(begin)

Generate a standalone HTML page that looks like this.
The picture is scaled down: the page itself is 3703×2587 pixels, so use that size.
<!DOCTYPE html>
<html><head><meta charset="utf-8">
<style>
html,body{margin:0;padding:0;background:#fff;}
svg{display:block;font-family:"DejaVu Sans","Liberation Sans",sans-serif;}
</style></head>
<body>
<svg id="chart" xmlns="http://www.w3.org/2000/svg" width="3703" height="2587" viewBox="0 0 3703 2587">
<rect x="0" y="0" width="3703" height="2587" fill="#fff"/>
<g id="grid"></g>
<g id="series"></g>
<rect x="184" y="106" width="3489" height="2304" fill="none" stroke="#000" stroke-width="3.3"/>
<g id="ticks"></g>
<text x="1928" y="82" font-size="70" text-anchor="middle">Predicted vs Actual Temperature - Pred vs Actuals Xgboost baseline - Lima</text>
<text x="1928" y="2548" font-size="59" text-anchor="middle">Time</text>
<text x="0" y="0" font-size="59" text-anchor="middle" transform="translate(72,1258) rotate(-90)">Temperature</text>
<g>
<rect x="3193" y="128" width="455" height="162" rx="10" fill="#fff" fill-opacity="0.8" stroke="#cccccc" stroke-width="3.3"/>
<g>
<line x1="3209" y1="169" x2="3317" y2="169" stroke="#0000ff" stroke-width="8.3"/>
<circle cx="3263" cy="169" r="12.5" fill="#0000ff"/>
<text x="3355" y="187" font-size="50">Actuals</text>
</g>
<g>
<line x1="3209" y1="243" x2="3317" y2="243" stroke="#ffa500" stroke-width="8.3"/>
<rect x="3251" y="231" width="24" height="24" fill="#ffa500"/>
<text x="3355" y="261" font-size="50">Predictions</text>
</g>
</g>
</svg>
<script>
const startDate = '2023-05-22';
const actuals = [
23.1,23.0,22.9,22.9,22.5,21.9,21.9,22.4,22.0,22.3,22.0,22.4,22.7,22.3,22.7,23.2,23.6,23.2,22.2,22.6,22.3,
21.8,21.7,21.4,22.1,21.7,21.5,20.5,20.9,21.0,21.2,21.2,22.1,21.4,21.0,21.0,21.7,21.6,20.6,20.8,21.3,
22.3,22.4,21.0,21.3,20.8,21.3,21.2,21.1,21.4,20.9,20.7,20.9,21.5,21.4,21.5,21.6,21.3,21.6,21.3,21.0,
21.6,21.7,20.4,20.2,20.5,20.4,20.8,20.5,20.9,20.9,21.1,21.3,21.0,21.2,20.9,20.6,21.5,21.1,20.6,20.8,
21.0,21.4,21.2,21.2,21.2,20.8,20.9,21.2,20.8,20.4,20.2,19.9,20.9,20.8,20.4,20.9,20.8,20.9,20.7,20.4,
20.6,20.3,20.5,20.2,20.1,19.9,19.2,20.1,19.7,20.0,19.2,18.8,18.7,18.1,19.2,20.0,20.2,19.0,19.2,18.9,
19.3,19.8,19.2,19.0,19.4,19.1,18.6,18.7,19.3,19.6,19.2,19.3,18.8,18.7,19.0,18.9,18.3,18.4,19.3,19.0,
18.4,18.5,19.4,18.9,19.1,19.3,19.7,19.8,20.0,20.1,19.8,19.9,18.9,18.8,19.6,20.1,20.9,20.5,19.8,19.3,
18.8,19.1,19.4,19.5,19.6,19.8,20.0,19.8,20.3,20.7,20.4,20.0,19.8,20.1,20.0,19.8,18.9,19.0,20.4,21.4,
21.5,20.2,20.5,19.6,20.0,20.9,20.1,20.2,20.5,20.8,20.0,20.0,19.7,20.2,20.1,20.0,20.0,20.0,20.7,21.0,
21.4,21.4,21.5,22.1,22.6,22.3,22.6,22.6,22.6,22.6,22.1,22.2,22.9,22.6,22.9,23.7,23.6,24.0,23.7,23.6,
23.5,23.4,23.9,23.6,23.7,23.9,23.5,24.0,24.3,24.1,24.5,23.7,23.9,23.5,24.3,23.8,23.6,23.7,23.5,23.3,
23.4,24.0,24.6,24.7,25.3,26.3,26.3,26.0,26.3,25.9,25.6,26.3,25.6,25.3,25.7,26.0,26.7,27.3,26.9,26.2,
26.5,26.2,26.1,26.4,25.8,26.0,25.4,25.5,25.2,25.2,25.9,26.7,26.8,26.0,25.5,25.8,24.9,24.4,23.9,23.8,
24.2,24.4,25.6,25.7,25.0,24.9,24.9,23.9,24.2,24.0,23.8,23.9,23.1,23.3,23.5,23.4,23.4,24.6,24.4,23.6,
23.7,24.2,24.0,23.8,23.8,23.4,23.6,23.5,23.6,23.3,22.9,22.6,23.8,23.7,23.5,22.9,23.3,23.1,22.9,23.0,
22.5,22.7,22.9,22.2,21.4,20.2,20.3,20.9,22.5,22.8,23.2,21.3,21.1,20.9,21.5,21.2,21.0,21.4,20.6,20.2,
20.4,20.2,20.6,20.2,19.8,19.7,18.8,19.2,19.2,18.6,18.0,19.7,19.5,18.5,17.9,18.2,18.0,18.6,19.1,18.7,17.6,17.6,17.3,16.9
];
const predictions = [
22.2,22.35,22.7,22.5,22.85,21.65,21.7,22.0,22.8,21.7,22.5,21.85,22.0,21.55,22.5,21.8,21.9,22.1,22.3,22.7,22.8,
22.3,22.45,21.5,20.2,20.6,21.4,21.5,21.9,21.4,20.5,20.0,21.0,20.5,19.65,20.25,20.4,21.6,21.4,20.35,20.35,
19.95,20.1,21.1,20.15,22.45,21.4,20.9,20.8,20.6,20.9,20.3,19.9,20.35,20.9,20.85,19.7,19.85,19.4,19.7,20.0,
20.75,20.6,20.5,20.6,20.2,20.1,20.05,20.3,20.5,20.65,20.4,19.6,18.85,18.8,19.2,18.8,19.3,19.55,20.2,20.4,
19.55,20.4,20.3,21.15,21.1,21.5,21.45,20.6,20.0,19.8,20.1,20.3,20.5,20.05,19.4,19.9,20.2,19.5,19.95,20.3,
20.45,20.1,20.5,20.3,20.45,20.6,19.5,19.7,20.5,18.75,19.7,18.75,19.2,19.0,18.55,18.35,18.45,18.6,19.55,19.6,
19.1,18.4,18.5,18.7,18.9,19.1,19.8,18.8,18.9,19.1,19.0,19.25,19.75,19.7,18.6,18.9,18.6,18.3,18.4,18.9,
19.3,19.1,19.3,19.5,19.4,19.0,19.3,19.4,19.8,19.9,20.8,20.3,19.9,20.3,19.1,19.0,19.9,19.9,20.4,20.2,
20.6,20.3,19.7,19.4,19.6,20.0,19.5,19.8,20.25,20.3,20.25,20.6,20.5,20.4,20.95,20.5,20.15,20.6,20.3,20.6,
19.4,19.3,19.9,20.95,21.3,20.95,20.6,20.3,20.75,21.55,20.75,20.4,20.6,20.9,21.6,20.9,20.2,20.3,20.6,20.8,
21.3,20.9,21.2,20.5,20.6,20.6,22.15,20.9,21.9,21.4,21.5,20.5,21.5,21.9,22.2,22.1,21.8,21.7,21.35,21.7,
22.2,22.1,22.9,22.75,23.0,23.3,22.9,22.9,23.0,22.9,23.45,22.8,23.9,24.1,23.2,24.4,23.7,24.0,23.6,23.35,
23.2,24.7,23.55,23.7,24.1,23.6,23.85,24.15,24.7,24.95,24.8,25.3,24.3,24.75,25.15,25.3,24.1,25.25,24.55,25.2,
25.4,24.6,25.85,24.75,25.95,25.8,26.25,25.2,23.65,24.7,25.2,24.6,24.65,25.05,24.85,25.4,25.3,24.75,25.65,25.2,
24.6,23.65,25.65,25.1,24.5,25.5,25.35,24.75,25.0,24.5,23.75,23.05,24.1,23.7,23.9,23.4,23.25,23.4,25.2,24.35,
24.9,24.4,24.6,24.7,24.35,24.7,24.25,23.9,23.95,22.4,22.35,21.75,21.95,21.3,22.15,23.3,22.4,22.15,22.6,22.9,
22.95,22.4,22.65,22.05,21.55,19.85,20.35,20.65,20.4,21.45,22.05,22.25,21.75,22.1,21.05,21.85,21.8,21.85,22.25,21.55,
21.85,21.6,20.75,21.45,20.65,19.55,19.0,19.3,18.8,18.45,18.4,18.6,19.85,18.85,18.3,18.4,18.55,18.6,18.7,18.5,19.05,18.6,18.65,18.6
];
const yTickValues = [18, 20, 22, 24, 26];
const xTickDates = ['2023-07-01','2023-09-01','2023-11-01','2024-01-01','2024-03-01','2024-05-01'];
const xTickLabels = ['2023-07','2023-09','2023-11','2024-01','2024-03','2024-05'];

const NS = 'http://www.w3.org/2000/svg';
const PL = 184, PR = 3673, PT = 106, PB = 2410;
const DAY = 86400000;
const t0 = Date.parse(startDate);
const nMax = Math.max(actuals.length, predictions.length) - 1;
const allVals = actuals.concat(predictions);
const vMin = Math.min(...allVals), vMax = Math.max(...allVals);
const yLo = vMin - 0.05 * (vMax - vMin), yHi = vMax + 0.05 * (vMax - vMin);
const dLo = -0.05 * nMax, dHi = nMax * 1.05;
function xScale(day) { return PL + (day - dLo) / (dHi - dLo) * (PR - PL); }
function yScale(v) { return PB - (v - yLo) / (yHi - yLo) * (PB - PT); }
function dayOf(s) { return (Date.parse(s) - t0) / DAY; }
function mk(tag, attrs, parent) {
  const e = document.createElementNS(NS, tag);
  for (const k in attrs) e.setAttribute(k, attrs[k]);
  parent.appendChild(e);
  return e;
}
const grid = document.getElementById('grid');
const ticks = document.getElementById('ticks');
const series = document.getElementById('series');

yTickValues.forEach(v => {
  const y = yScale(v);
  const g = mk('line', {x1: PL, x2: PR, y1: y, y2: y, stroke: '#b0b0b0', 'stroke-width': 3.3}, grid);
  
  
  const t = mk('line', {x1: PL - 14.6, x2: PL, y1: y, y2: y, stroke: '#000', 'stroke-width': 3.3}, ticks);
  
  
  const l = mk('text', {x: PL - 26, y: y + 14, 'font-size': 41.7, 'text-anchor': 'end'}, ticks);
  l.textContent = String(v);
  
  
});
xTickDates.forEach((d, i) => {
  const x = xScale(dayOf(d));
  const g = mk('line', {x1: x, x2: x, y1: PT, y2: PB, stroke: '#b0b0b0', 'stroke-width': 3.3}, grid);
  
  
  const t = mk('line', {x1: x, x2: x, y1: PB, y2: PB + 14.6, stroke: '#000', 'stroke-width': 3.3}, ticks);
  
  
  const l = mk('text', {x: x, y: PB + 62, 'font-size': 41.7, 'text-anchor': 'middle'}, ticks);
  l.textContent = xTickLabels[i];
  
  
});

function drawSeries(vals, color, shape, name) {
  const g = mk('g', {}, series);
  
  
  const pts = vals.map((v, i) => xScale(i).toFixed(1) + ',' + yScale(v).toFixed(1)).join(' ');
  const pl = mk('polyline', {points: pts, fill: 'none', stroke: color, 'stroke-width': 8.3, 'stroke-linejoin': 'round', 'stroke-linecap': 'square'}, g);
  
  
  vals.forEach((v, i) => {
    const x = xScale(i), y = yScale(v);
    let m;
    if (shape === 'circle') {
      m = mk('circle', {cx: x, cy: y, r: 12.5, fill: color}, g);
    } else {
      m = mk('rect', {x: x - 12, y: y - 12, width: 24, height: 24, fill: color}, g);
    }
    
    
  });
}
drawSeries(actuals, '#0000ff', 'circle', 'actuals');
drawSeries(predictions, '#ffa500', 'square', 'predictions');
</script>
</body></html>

(end)

WHAT THE EXERCISE ASKS: Copy out every line of the listing that contains the string "page".

EXERCISE RESULT:
Generate a standalone HTML page that looks like this.
The picture is scaled down: the page itself is 3703×2587 pixels, so use that size.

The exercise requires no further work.